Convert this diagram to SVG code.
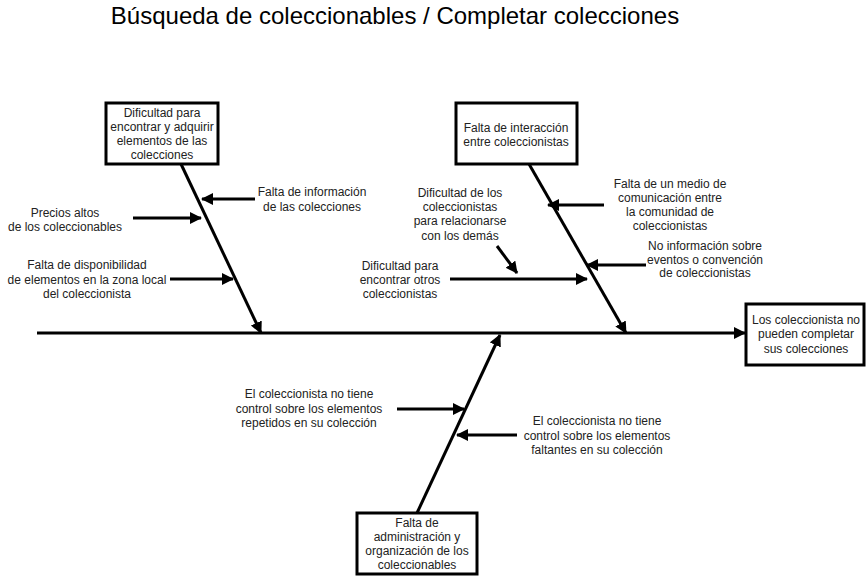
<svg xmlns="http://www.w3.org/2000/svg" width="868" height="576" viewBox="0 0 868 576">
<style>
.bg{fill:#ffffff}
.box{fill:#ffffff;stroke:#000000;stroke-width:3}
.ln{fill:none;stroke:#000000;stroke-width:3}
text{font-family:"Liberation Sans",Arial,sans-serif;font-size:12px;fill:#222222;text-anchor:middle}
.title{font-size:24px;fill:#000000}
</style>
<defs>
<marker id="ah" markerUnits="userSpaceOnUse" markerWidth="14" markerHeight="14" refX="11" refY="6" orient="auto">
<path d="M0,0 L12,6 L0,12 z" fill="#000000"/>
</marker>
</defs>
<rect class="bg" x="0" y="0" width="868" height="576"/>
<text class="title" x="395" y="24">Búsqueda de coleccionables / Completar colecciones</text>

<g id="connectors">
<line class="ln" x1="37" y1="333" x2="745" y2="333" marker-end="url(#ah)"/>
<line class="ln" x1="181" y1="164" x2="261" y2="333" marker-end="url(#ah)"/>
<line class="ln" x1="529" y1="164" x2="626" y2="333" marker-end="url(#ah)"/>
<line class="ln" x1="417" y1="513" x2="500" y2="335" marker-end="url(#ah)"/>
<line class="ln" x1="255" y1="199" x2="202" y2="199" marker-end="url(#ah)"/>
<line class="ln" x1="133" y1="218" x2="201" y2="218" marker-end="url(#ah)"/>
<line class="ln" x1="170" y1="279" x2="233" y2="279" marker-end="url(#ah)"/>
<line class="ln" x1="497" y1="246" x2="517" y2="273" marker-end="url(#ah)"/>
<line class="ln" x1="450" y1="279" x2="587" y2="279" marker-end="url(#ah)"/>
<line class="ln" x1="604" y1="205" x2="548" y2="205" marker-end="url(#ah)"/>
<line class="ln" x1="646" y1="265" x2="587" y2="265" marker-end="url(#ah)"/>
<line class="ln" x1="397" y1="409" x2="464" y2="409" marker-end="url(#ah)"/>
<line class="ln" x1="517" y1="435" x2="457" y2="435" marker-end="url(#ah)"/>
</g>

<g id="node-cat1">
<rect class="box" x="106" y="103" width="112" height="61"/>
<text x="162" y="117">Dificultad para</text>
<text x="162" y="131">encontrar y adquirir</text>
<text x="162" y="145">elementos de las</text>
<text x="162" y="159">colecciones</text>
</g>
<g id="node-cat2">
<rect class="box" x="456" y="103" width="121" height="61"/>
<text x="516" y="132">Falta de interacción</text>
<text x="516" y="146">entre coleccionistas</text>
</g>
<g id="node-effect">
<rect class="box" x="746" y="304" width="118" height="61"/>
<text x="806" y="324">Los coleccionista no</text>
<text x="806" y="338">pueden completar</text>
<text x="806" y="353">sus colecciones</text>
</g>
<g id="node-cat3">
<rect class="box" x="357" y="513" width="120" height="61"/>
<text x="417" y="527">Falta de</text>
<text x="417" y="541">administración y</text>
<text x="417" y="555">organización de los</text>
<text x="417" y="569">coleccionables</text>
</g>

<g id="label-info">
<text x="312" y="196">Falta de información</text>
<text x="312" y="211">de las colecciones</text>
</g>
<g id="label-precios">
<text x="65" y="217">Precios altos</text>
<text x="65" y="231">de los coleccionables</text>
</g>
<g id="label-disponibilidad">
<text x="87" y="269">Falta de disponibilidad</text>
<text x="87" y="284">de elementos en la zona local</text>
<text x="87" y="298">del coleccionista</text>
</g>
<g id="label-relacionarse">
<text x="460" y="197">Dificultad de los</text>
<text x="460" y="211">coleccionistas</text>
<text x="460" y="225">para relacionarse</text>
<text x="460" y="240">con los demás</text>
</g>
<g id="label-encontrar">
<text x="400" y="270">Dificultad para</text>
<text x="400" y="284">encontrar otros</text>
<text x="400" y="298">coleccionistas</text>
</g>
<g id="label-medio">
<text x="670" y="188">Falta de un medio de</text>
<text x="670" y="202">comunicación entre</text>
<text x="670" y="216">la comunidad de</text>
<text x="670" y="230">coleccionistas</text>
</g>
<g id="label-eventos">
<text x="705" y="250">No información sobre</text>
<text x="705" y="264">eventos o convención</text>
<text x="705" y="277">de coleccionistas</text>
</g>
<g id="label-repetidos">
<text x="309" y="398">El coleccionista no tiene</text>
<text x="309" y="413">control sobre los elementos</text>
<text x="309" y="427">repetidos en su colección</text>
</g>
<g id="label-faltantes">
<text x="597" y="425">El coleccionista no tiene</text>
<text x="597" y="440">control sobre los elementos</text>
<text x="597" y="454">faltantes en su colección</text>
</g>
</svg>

## [REQUIRED TASK]
Write the lines above out again exactly, without any of their pictures.

## [ANSWER FOR THIS EXERCISE]
Convert this diagram to SVG code.
<svg xmlns="http://www.w3.org/2000/svg" width="868" height="576" viewBox="0 0 868 576">
<style>
.bg{fill:#ffffff}
.box{fill:#ffffff;stroke:#000000;stroke-width:3}
.ln{fill:none;stroke:#000000;stroke-width:3}
text{font-family:"Liberation Sans",Arial,sans-serif;font-size:12px;fill:#222222;text-anchor:middle}
.title{font-size:24px;fill:#000000}
</style>
<defs>
<marker id="ah" markerUnits="userSpaceOnUse" markerWidth="14" markerHeight="14" refX="11" refY="6" orient="auto">
<path d="M0,0 L12,6 L0,12 z" fill="#000000"/>
</marker>
</defs>
<rect class="bg" x="0" y="0" width="868" height="576"/>
<text class="title" x="395" y="24">Búsqueda de coleccionables / Completar colecciones</text>

<g id="connectors">
<line class="ln" x1="37" y1="333" x2="745" y2="333" marker-end="url(#ah)"/>
<line class="ln" x1="181" y1="164" x2="261" y2="333" marker-end="url(#ah)"/>
<line class="ln" x1="529" y1="164" x2="626" y2="333" marker-end="url(#ah)"/>
<line class="ln" x1="417" y1="513" x2="500" y2="335" marker-end="url(#ah)"/>
<line class="ln" x1="255" y1="199" x2="202" y2="199" marker-end="url(#ah)"/>
<line class="ln" x1="133" y1="218" x2="201" y2="218" marker-end="url(#ah)"/>
<line class="ln" x1="170" y1="279" x2="233" y2="279" marker-end="url(#ah)"/>
<line class="ln" x1="497" y1="246" x2="517" y2="273" marker-end="url(#ah)"/>
<line class="ln" x1="450" y1="279" x2="587" y2="279" marker-end="url(#ah)"/>
<line class="ln" x1="604" y1="205" x2="548" y2="205" marker-end="url(#ah)"/>
<line class="ln" x1="646" y1="265" x2="587" y2="265" marker-end="url(#ah)"/>
<line class="ln" x1="397" y1="409" x2="464" y2="409" marker-end="url(#ah)"/>
<line class="ln" x1="517" y1="435" x2="457" y2="435" marker-end="url(#ah)"/>
</g>

<g id="node-cat1">
<rect class="box" x="106" y="103" width="112" height="61"/>
<text x="162" y="117">Dificultad para</text>
<text x="162" y="131">encontrar y adquirir</text>
<text x="162" y="145">elementos de las</text>
<text x="162" y="159">colecciones</text>
</g>
<g id="node-cat2">
<rect class="box" x="456" y="103" width="121" height="61"/>
<text x="516" y="132">Falta de interacción</text>
<text x="516" y="146">entre coleccionistas</text>
</g>
<g id="node-effect">
<rect class="box" x="746" y="304" width="118" height="61"/>
<text x="806" y="324">Los coleccionista no</text>
<text x="806" y="338">pueden completar</text>
<text x="806" y="353">sus colecciones</text>
</g>
<g id="node-cat3">
<rect class="box" x="357" y="513" width="120" height="61"/>
<text x="417" y="527">Falta de</text>
<text x="417" y="541">administración y</text>
<text x="417" y="555">organización de los</text>
<text x="417" y="569">coleccionables</text>
</g>

<g id="label-info">
<text x="312" y="196">Falta de información</text>
<text x="312" y="211">de las colecciones</text>
</g>
<g id="label-precios">
<text x="65" y="217">Precios altos</text>
<text x="65" y="231">de los coleccionables</text>
</g>
<g id="label-disponibilidad">
<text x="87" y="269">Falta de disponibilidad</text>
<text x="87" y="284">de elementos en la zona local</text>
<text x="87" y="298">del coleccionista</text>
</g>
<g id="label-relacionarse">
<text x="460" y="197">Dificultad de los</text>
<text x="460" y="211">coleccionistas</text>
<text x="460" y="225">para relacionarse</text>
<text x="460" y="240">con los demás</text>
</g>
<g id="label-encontrar">
<text x="400" y="270">Dificultad para</text>
<text x="400" y="284">encontrar otros</text>
<text x="400" y="298">coleccionistas</text>
</g>
<g id="label-medio">
<text x="670" y="188">Falta de un medio de</text>
<text x="670" y="202">comunicación entre</text>
<text x="670" y="216">la comunidad de</text>
<text x="670" y="230">coleccionistas</text>
</g>
<g id="label-eventos">
<text x="705" y="250">No información sobre</text>
<text x="705" y="264">eventos o convención</text>
<text x="705" y="277">de coleccionistas</text>
</g>
<g id="label-repetidos">
<text x="309" y="398">El coleccionista no tiene</text>
<text x="309" y="413">control sobre los elementos</text>
<text x="309" y="427">repetidos en su colección</text>
</g>
<g id="label-faltantes">
<text x="597" y="425">El coleccionista no tiene</text>
<text x="597" y="440">control sobre los elementos</text>
<text x="597" y="454">faltantes en su colección</text>
</g>
</svg>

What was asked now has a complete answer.